§ DATA SEGMENT
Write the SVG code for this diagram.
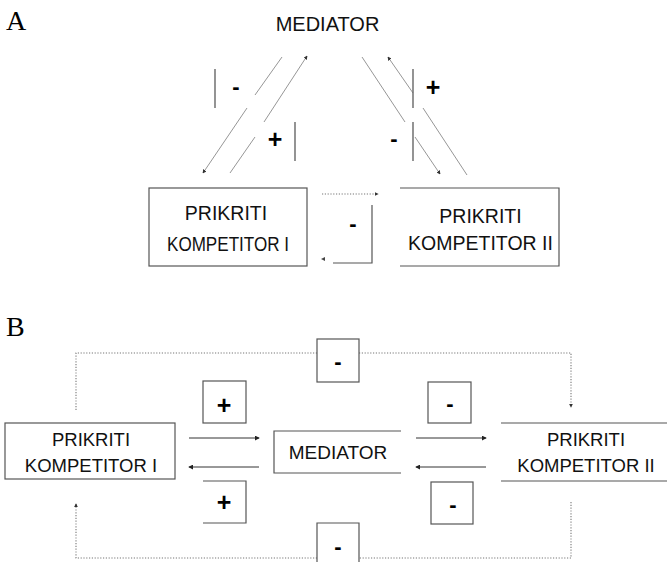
<svg xmlns="http://www.w3.org/2000/svg" width="667" height="562" viewBox="0 0 667 562">
<style>
.lbl{font-family:"Liberation Sans",Arial,sans-serif;fill:#111;text-anchor:middle}
.sign{font-family:"Liberation Sans",Arial,sans-serif;font-weight:bold;font-size:22px;text-anchor:middle;fill:#000}
.plus{font-size:25px}
.panel{font-family:"Liberation Serif","Times New Roman",serif;font-size:28px;fill:#000}
.box{fill:none;stroke:#555;stroke-width:1.2}
.bar{fill:none;stroke:#666;stroke-width:1.4}
.diag{fill:none;stroke:#8a8a8a;stroke-width:0.9}
.dot{fill:none;stroke:#777;stroke-width:1.1;stroke-dasharray:1.2 1.6}
.arrow{fill:none;stroke:#333;stroke-width:1}
</style>
<defs>
<marker id="head" viewBox="0 0 6 6" refX="5" refY="3" markerWidth="5" markerHeight="5" markerUnits="userSpaceOnUse" orient="auto">
<path d="M0,0 L6,3 L0,6 z" fill="#222"/>
</marker>
<marker id="tip" viewBox="0 0 6 6" refX="5" refY="3" markerWidth="4" markerHeight="4" markerUnits="userSpaceOnUse" orient="auto">
<path d="M0,0 L6,3 L0,6 z" fill="#333"/>
</marker>
</defs>

<text class="panel" x="6" y="30">A</text>
<text class="panel" x="6" y="336">B</text>

<!-- Panel A -->
<g id="a-mediator">
<text class="lbl" x="327.5" y="31" font-size="20">MEDIATOR</text>
</g>
<g id="a-competitor-1">
<rect class="box" x="149" y="188" width="158" height="78"/>
<text class="lbl" x="226" y="220" font-size="19.5">PRIKRITI</text>
<text class="lbl" x="228" y="251" font-size="19.5" textLength="122" lengthAdjust="spacingAndGlyphs">KOMPETITOR I</text>
</g>
<g id="a-competitor-2">
<path class="box" d="M400,188 H559 V266 H400"/>
<text class="lbl" x="480.5" y="223" font-size="19.5">PRIKRITI</text>
<text class="lbl" x="480.5" y="250" font-size="19.5">KOMPETITOR II</text>
</g>

<g id="a-connectors">
<!-- left pair -->
<path class="diag" d="M282,57 L255,95"/>
<path class="diag" d="M247,108 L203,173" marker-end="url(#tip)"/>
<path class="diag" d="M230,173 L255,137"/>
<path class="diag" d="M264,122 L307,56" marker-end="url(#tip)"/>
<!-- right pair -->
<path class="diag" d="M467,175 L423,108"/>
<path class="diag" d="M413,93 L388,57" marker-end="url(#tip)"/>
<path class="diag" d="M362,57 L405,122"/>
<path class="diag" d="M415,137 L440,174" marker-end="url(#tip)"/>
<!-- between competitors -->
<path class="dot" d="M322,194 H378" marker-end="url(#tip)"/>
<path d="M325,257 L321,259 L325,261 z" fill="#444"/>
</g>

<g id="a-sign-left-minus">
<path class="bar" d="M215,69 V108" stroke="#555"/>
<text class="sign" x="236" y="94">-</text>
</g>
<g id="a-sign-left-plus">
<path class="bar" d="M295,122 V161"/>
<text class="sign plus" x="275" y="148">+</text>
</g>
<g id="a-sign-right-plus">
<path class="bar" d="M413,69 V108" stroke="#999" stroke-width="2"/>
<text class="sign plus" x="433" y="96">+</text>
</g>
<g id="a-sign-right-minus">
<path class="bar" d="M413,122 V161" stroke="#999" stroke-width="2"/>
<text class="sign" x="394" y="146">-</text>
</g>
<g id="a-sign-middle">
<path class="box" d="M333,263 H372 V205"/>
<text class="sign" x="353" y="231">-</text>
</g>

<!-- Panel B -->
<g id="b-competitor-1">
<rect class="box" x="5" y="423" width="170" height="56"/>
<text class="lbl" x="91" y="446" font-size="18.5">PRIKRITI</text>
<text class="lbl" x="91" y="472" font-size="18.5">KOMPETITOR I</text>
</g>
<g id="b-mediator">
<path class="box" d="M401,431 H274 V473 H401"/>
<text class="lbl" x="338" y="459" font-size="19">MEDIATOR</text>
</g>
<g id="b-competitor-2">
<path class="box" d="M501,423 H667 M501,481 H667"/>
<text class="lbl" x="586" y="446" font-size="18.5">PRIKRITI</text>
<text class="lbl" x="586" y="472" font-size="18.5">KOMPETITOR II</text>
</g>

<g id="b-connectors">
<path class="arrow" d="M189,438 H259" marker-end="url(#head)"/>
<path class="arrow" d="M259,467 H189" marker-end="url(#head)"/>
<path class="arrow" d="M416,438 H486" marker-end="url(#head)"/>
<path class="arrow" d="M486,467 H416" marker-end="url(#head)"/>
<path class="dot" d="M76,410 V353 H317"/>
<path class="dot" d="M359,353 H571 V407" marker-end="url(#tip)"/>
<path class="dot" d="M571,502 V558 H359"/>
<path class="dot" d="M317,558 H76 V504" marker-end="url(#tip)"/>
</g>

<g id="b-sign-top-plus">
<rect class="box" x="203" y="381" width="43" height="42"/>
<text class="sign plus" x="224" y="414">+</text>
</g>
<g id="b-sign-bottom-plus">
<path class="box" d="M203,481 H246 V523 H203"/>
<text class="sign plus" x="224" y="511">+</text>
</g>
<g id="b-sign-top-minus">
<rect class="box" x="428" y="382" width="43" height="41"/>
<text class="sign" x="450" y="411">-</text>
</g>
<g id="b-sign-bottom-minus">
<rect class="box" x="431" y="482" width="42" height="42"/>
<text class="sign" x="453" y="512">-</text>
</g>
<g id="b-sign-upper">
<rect class="box" x="317" y="339" width="42" height="43"/>
<text class="sign" x="338" y="369">-</text>
</g>
<g id="b-sign-lower">
<path class="box" d="M317,563 V523 H359 V563"/>
<text class="sign" x="338" y="554">-</text>
</g>
</svg>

§ STATED TASK
Omit the pictures and reproduce the listing exactly.

§ TASK ANSWER
Write the SVG code for this diagram.
<svg xmlns="http://www.w3.org/2000/svg" width="667" height="562" viewBox="0 0 667 562">
<style>
.lbl{font-family:"Liberation Sans",Arial,sans-serif;fill:#111;text-anchor:middle}
.sign{font-family:"Liberation Sans",Arial,sans-serif;font-weight:bold;font-size:22px;text-anchor:middle;fill:#000}
.plus{font-size:25px}
.panel{font-family:"Liberation Serif","Times New Roman",serif;font-size:28px;fill:#000}
.box{fill:none;stroke:#555;stroke-width:1.2}
.bar{fill:none;stroke:#666;stroke-width:1.4}
.diag{fill:none;stroke:#8a8a8a;stroke-width:0.9}
.dot{fill:none;stroke:#777;stroke-width:1.1;stroke-dasharray:1.2 1.6}
.arrow{fill:none;stroke:#333;stroke-width:1}
</style>
<defs>
<marker id="head" viewBox="0 0 6 6" refX="5" refY="3" markerWidth="5" markerHeight="5" markerUnits="userSpaceOnUse" orient="auto">
<path d="M0,0 L6,3 L0,6 z" fill="#222"/>
</marker>
<marker id="tip" viewBox="0 0 6 6" refX="5" refY="3" markerWidth="4" markerHeight="4" markerUnits="userSpaceOnUse" orient="auto">
<path d="M0,0 L6,3 L0,6 z" fill="#333"/>
</marker>
</defs>

<text class="panel" x="6" y="30">A</text>
<text class="panel" x="6" y="336">B</text>

<!-- Panel A -->
<g id="a-mediator">
<text class="lbl" x="327.5" y="31" font-size="20">MEDIATOR</text>
</g>
<g id="a-competitor-1">
<rect class="box" x="149" y="188" width="158" height="78"/>
<text class="lbl" x="226" y="220" font-size="19.5">PRIKRITI</text>
<text class="lbl" x="228" y="251" font-size="19.5" textLength="122" lengthAdjust="spacingAndGlyphs">KOMPETITOR I</text>
</g>
<g id="a-competitor-2">
<path class="box" d="M400,188 H559 V266 H400"/>
<text class="lbl" x="480.5" y="223" font-size="19.5">PRIKRITI</text>
<text class="lbl" x="480.5" y="250" font-size="19.5">KOMPETITOR II</text>
</g>

<g id="a-connectors">
<!-- left pair -->
<path class="diag" d="M282,57 L255,95"/>
<path class="diag" d="M247,108 L203,173" marker-end="url(#tip)"/>
<path class="diag" d="M230,173 L255,137"/>
<path class="diag" d="M264,122 L307,56" marker-end="url(#tip)"/>
<!-- right pair -->
<path class="diag" d="M467,175 L423,108"/>
<path class="diag" d="M413,93 L388,57" marker-end="url(#tip)"/>
<path class="diag" d="M362,57 L405,122"/>
<path class="diag" d="M415,137 L440,174" marker-end="url(#tip)"/>
<!-- between competitors -->
<path class="dot" d="M322,194 H378" marker-end="url(#tip)"/>
<path d="M325,257 L321,259 L325,261 z" fill="#444"/>
</g>

<g id="a-sign-left-minus">
<path class="bar" d="M215,69 V108" stroke="#555"/>
<text class="sign" x="236" y="94">-</text>
</g>
<g id="a-sign-left-plus">
<path class="bar" d="M295,122 V161"/>
<text class="sign plus" x="275" y="148">+</text>
</g>
<g id="a-sign-right-plus">
<path class="bar" d="M413,69 V108" stroke="#999" stroke-width="2"/>
<text class="sign plus" x="433" y="96">+</text>
</g>
<g id="a-sign-right-minus">
<path class="bar" d="M413,122 V161" stroke="#999" stroke-width="2"/>
<text class="sign" x="394" y="146">-</text>
</g>
<g id="a-sign-middle">
<path class="box" d="M333,263 H372 V205"/>
<text class="sign" x="353" y="231">-</text>
</g>

<!-- Panel B -->
<g id="b-competitor-1">
<rect class="box" x="5" y="423" width="170" height="56"/>
<text class="lbl" x="91" y="446" font-size="18.5">PRIKRITI</text>
<text class="lbl" x="91" y="472" font-size="18.5">KOMPETITOR I</text>
</g>
<g id="b-mediator">
<path class="box" d="M401,431 H274 V473 H401"/>
<text class="lbl" x="338" y="459" font-size="19">MEDIATOR</text>
</g>
<g id="b-competitor-2">
<path class="box" d="M501,423 H667 M501,481 H667"/>
<text class="lbl" x="586" y="446" font-size="18.5">PRIKRITI</text>
<text class="lbl" x="586" y="472" font-size="18.5">KOMPETITOR II</text>
</g>

<g id="b-connectors">
<path class="arrow" d="M189,438 H259" marker-end="url(#head)"/>
<path class="arrow" d="M259,467 H189" marker-end="url(#head)"/>
<path class="arrow" d="M416,438 H486" marker-end="url(#head)"/>
<path class="arrow" d="M486,467 H416" marker-end="url(#head)"/>
<path class="dot" d="M76,410 V353 H317"/>
<path class="dot" d="M359,353 H571 V407" marker-end="url(#tip)"/>
<path class="dot" d="M571,502 V558 H359"/>
<path class="dot" d="M317,558 H76 V504" marker-end="url(#tip)"/>
</g>

<g id="b-sign-top-plus">
<rect class="box" x="203" y="381" width="43" height="42"/>
<text class="sign plus" x="224" y="414">+</text>
</g>
<g id="b-sign-bottom-plus">
<path class="box" d="M203,481 H246 V523 H203"/>
<text class="sign plus" x="224" y="511">+</text>
</g>
<g id="b-sign-top-minus">
<rect class="box" x="428" y="382" width="43" height="41"/>
<text class="sign" x="450" y="411">-</text>
</g>
<g id="b-sign-bottom-minus">
<rect class="box" x="431" y="482" width="42" height="42"/>
<text class="sign" x="453" y="512">-</text>
</g>
<g id="b-sign-upper">
<rect class="box" x="317" y="339" width="42" height="43"/>
<text class="sign" x="338" y="369">-</text>
</g>
<g id="b-sign-lower">
<path class="box" d="M317,563 V523 H359 V563"/>
<text class="sign" x="338" y="554">-</text>
</g>
</svg>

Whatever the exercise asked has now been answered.